His LLM-as-operating-system framing — model as CPU, context window as RAM, tools as peripherals (09:12–10:57) — maps directly to what I was building, though I was approaching it from the operator side rather than the product-design side.

Two of his points resonate especially strongly with what I described above:

  1. “We are in the 1960s” (11:04): centralized, expensive compute with immature abstractions. If that’s right, then the playbook for what comes next already exists — schedulers, filesystems, type systems, debuggers, package managers. The substrate changed. The engineering logic didn’t.

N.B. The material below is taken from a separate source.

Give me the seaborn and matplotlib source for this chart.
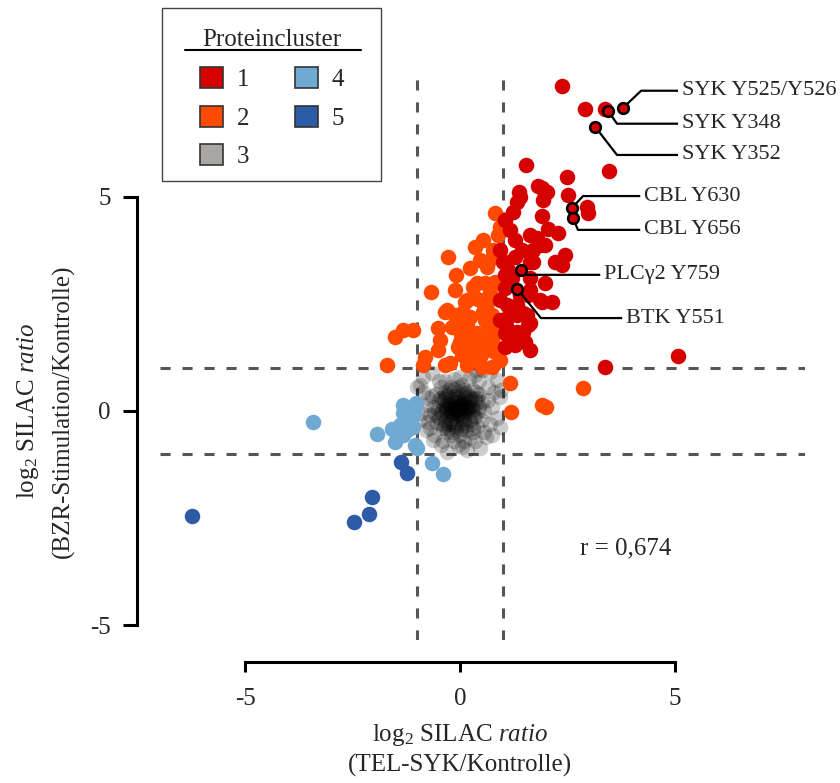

  2. “Not the year of agents — the decade of agents” (27:34): autonomy is a slider, not a switch. The systems architecture — memory management, verification interfaces, isolation primitives — doesn’t become obsolete as models improve. It becomes the infrastructure that lets you safely increase the autonomy setting.

I use Karpathy here as triangulation, not authority. I arrived at these patterns through debugging my own workspace. His framing independently converges on the same terrain. That convergence is what gives me confidence the patterns are real and not just one person’s idiosyncratic setup.


What I’m betting on

The practical takeaway is simple: if you’re building agentic systems, study operating systems and programming language design as seriously as you study prompting.

The failure modes are catalogued. The engineering playbooks exist. The abstractions are waiting to be translated into this new medium — carefully, concretely, and with the epistemic humility that comes from knowing your execution substrate is partly made of stochastic language.

We’re in the early days of a long buildout. The question isn’t whether these tools will be needed. It’s who builds them first.